THE REQUEST =
Reproduce the listing exactly, with no pictures in your copy.
>> start DATA EXTRACT
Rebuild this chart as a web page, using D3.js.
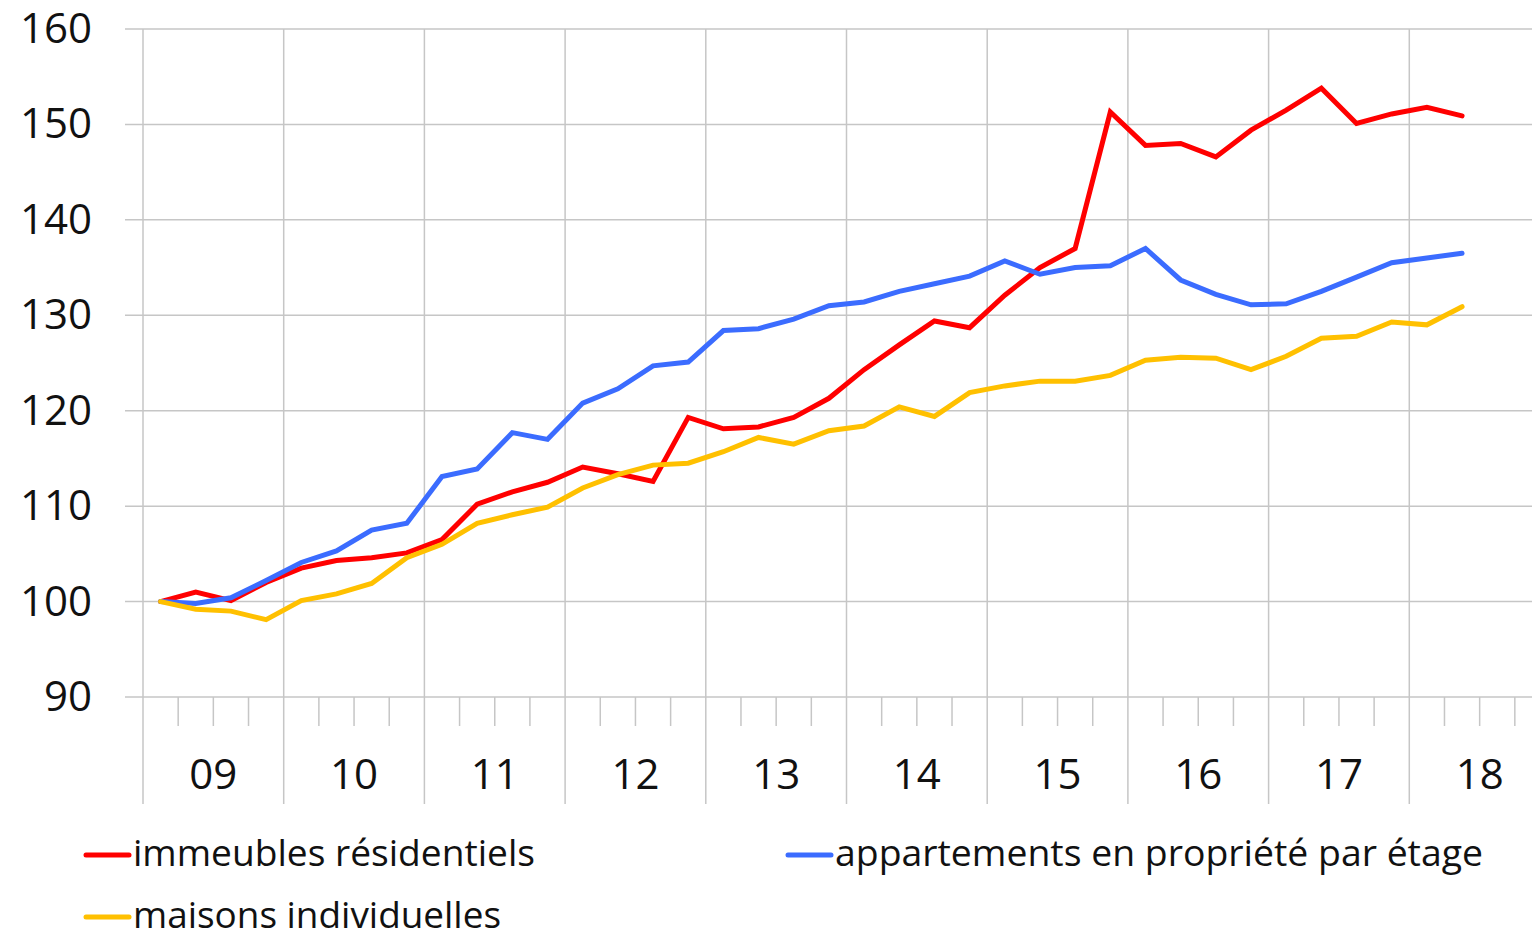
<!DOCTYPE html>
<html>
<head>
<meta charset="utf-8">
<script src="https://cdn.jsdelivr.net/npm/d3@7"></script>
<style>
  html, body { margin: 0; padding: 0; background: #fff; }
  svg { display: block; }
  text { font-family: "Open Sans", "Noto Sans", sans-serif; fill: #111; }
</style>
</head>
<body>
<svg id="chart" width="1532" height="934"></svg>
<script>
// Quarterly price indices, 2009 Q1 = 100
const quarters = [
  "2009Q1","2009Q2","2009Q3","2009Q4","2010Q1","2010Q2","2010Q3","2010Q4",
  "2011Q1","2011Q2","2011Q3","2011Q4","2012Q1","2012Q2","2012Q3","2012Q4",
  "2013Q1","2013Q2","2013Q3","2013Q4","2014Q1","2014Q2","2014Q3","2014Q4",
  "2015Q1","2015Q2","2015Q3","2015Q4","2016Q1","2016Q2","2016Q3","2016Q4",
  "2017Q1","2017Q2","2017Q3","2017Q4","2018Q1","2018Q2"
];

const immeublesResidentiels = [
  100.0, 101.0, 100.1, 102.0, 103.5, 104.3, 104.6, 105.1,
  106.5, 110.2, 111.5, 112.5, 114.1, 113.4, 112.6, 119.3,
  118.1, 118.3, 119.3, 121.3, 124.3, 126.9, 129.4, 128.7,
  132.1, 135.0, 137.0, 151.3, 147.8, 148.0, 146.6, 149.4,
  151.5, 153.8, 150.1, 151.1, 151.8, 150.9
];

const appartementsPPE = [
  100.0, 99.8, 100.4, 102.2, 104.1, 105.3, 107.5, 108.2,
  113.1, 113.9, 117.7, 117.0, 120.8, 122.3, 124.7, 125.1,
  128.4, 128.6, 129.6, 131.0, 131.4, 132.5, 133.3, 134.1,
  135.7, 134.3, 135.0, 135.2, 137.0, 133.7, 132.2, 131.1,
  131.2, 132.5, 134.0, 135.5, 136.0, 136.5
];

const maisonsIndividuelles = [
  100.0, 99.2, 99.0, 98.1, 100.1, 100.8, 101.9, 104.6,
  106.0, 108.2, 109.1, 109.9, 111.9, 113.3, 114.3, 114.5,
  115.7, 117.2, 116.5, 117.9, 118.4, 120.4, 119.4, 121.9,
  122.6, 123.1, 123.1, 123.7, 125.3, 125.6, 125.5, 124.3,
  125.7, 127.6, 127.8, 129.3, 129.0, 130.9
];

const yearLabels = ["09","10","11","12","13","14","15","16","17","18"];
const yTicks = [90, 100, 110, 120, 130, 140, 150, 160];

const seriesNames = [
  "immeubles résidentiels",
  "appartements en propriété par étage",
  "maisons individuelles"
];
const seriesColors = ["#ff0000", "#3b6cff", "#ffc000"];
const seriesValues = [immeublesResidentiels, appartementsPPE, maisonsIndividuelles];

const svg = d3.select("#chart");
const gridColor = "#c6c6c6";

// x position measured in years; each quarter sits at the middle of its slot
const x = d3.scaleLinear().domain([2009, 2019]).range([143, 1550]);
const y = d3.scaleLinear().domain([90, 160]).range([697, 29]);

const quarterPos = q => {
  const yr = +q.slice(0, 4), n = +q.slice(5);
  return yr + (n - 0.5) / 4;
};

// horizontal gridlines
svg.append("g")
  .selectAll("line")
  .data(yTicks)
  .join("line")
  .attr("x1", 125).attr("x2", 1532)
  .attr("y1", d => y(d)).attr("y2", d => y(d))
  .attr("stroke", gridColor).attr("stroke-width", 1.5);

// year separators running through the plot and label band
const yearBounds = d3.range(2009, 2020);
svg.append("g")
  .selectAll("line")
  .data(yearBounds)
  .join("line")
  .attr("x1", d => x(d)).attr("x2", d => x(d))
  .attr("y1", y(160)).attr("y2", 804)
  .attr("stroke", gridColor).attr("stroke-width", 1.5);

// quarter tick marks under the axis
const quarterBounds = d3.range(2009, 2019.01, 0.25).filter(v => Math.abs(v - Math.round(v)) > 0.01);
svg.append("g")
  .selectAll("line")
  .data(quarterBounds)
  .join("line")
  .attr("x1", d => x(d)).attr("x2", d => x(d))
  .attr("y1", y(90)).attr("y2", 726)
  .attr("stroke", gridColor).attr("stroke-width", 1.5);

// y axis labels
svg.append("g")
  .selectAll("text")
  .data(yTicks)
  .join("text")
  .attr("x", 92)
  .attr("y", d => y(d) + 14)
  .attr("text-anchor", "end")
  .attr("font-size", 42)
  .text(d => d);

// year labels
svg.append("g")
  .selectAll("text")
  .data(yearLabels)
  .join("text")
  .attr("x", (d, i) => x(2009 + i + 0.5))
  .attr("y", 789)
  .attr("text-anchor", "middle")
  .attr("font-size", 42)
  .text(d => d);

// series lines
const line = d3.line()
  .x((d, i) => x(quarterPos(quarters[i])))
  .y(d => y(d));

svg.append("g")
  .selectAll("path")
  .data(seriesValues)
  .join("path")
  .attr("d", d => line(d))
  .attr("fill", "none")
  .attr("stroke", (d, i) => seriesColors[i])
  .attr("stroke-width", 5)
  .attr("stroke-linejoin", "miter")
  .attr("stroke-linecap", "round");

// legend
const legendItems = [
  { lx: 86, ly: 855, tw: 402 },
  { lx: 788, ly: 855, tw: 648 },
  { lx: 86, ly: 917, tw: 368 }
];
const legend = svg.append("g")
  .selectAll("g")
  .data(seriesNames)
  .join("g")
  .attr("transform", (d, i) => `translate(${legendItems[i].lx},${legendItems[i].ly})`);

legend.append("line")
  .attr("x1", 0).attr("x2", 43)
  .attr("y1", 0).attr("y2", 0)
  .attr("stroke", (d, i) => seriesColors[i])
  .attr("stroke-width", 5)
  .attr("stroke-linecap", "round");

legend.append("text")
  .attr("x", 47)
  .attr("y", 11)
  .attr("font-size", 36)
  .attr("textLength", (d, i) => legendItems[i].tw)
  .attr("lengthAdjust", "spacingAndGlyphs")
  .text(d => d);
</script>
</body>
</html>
>> end DATA EXTRACT
RESULT OF THE EXERCISE =
Rebuild this chart as a web page, using D3.js.
<!DOCTYPE html>
<html>
<head>
<meta charset="utf-8">
<script src="https://cdn.jsdelivr.net/npm/d3@7"></script>
<style>
  html, body { margin: 0; padding: 0; background: #fff; }
  svg { display: block; }
  text { font-family: "Open Sans", "Noto Sans", sans-serif; fill: #111; }
</style>
</head>
<body>
<svg id="chart" width="1532" height="934"></svg>
<script>
// Quarterly price indices, 2009 Q1 = 100
const quarters = [
  "2009Q1","2009Q2","2009Q3","2009Q4","2010Q1","2010Q2","2010Q3","2010Q4",
  "2011Q1","2011Q2","2011Q3","2011Q4","2012Q1","2012Q2","2012Q3","2012Q4",
  "2013Q1","2013Q2","2013Q3","2013Q4","2014Q1","2014Q2","2014Q3","2014Q4",
  "2015Q1","2015Q2","2015Q3","2015Q4","2016Q1","2016Q2","2016Q3","2016Q4",
  "2017Q1","2017Q2","2017Q3","2017Q4","2018Q1","2018Q2"
];

const immeublesResidentiels = [
  100.0, 101.0, 100.1, 102.0, 103.5, 104.3, 104.6, 105.1,
  106.5, 110.2, 111.5, 112.5, 114.1, 113.4, 112.6, 119.3,
  118.1, 118.3, 119.3, 121.3, 124.3, 126.9, 129.4, 128.7,
  132.1, 135.0, 137.0, 151.3, 147.8, 148.0, 146.6, 149.4,
  151.5, 153.8, 150.1, 151.1, 151.8, 150.9
];

const appartementsPPE = [
  100.0, 99.8, 100.4, 102.2, 104.1, 105.3, 107.5, 108.2,
  113.1, 113.9, 117.7, 117.0, 120.8, 122.3, 124.7, 125.1,
  128.4, 128.6, 129.6, 131.0, 131.4, 132.5, 133.3, 134.1,
  135.7, 134.3, 135.0, 135.2, 137.0, 133.7, 132.2, 131.1,
  131.2, 132.5, 134.0, 135.5, 136.0, 136.5
];

const maisonsIndividuelles = [
  100.0, 99.2, 99.0, 98.1, 100.1, 100.8, 101.9, 104.6,
  106.0, 108.2, 109.1, 109.9, 111.9, 113.3, 114.3, 114.5,
  115.7, 117.2, 116.5, 117.9, 118.4, 120.4, 119.4, 121.9,
  122.6, 123.1, 123.1, 123.7, 125.3, 125.6, 125.5, 124.3,
  125.7, 127.6, 127.8, 129.3, 129.0, 130.9
];

const yearLabels = ["09","10","11","12","13","14","15","16","17","18"];
const yTicks = [90, 100, 110, 120, 130, 140, 150, 160];

const seriesNames = [
  "immeubles résidentiels",
  "appartements en propriété par étage",
  "maisons individuelles"
];
const seriesColors = ["#ff0000", "#3b6cff", "#ffc000"];
const seriesValues = [immeublesResidentiels, appartementsPPE, maisonsIndividuelles];

const svg = d3.select("#chart");
const gridColor = "#c6c6c6";

// x position measured in years; each quarter sits at the middle of its slot
const x = d3.scaleLinear().domain([2009, 2019]).range([143, 1550]);
const y = d3.scaleLinear().domain([90, 160]).range([697, 29]);

const quarterPos = q => {
  const yr = +q.slice(0, 4), n = +q.slice(5);
  return yr + (n - 0.5) / 4;
};

// horizontal gridlines
svg.append("g")
  .selectAll("line")
  .data(yTicks)
  .join("line")
  .attr("x1", 125).attr("x2", 1532)
  .attr("y1", d => y(d)).attr("y2", d => y(d))
  .attr("stroke", gridColor).attr("stroke-width", 1.5);

// year separators running through the plot and label band
const yearBounds = d3.range(2009, 2020);
svg.append("g")
  .selectAll("line")
  .data(yearBounds)
  .join("line")
  .attr("x1", d => x(d)).attr("x2", d => x(d))
  .attr("y1", y(160)).attr("y2", 804)
  .attr("stroke", gridColor).attr("stroke-width", 1.5);

// quarter tick marks under the axis
const quarterBounds = d3.range(2009, 2019.01, 0.25).filter(v => Math.abs(v - Math.round(v)) > 0.01);
svg.append("g")
  .selectAll("line")
  .data(quarterBounds)
  .join("line")
  .attr("x1", d => x(d)).attr("x2", d => x(d))
  .attr("y1", y(90)).attr("y2", 726)
  .attr("stroke", gridColor).attr("stroke-width", 1.5);

// y axis labels
svg.append("g")
  .selectAll("text")
  .data(yTicks)
  .join("text")
  .attr("x", 92)
  .attr("y", d => y(d) + 14)
  .attr("text-anchor", "end")
  .attr("font-size", 42)
  .text(d => d);

// year labels
svg.append("g")
  .selectAll("text")
  .data(yearLabels)
  .join("text")
  .attr("x", (d, i) => x(2009 + i + 0.5))
  .attr("y", 789)
  .attr("text-anchor", "middle")
  .attr("font-size", 42)
  .text(d => d);

// series lines
const line = d3.line()
  .x((d, i) => x(quarterPos(quarters[i])))
  .y(d => y(d));

svg.append("g")
  .selectAll("path")
  .data(seriesValues)
  .join("path")
  .attr("d", d => line(d))
  .attr("fill", "none")
  .attr("stroke", (d, i) => seriesColors[i])
  .attr("stroke-width", 5)
  .attr("stroke-linejoin", "miter")
  .attr("stroke-linecap", "round");

// legend
const legendItems = [
  { lx: 86, ly: 855, tw: 402 },
  { lx: 788, ly: 855, tw: 648 },
  { lx: 86, ly: 917, tw: 368 }
];
const legend = svg.append("g")
  .selectAll("g")
  .data(seriesNames)
  .join("g")
  .attr("transform", (d, i) => `translate(${legendItems[i].lx},${legendItems[i].ly})`);

legend.append("line")
  .attr("x1", 0).attr("x2", 43)
  .attr("y1", 0).attr("y2", 0)
  .attr("stroke", (d, i) => seriesColors[i])
  .attr("stroke-width", 5)
  .attr("stroke-linecap", "round");

legend.append("text")
  .attr("x", 47)
  .attr("y", 11)
  .attr("font-size", 36)
  .attr("textLength", (d, i) => legendItems[i].tw)
  .attr("lengthAdjust", "spacingAndGlyphs")
  .text(d => d);
</script>
</body>
</html>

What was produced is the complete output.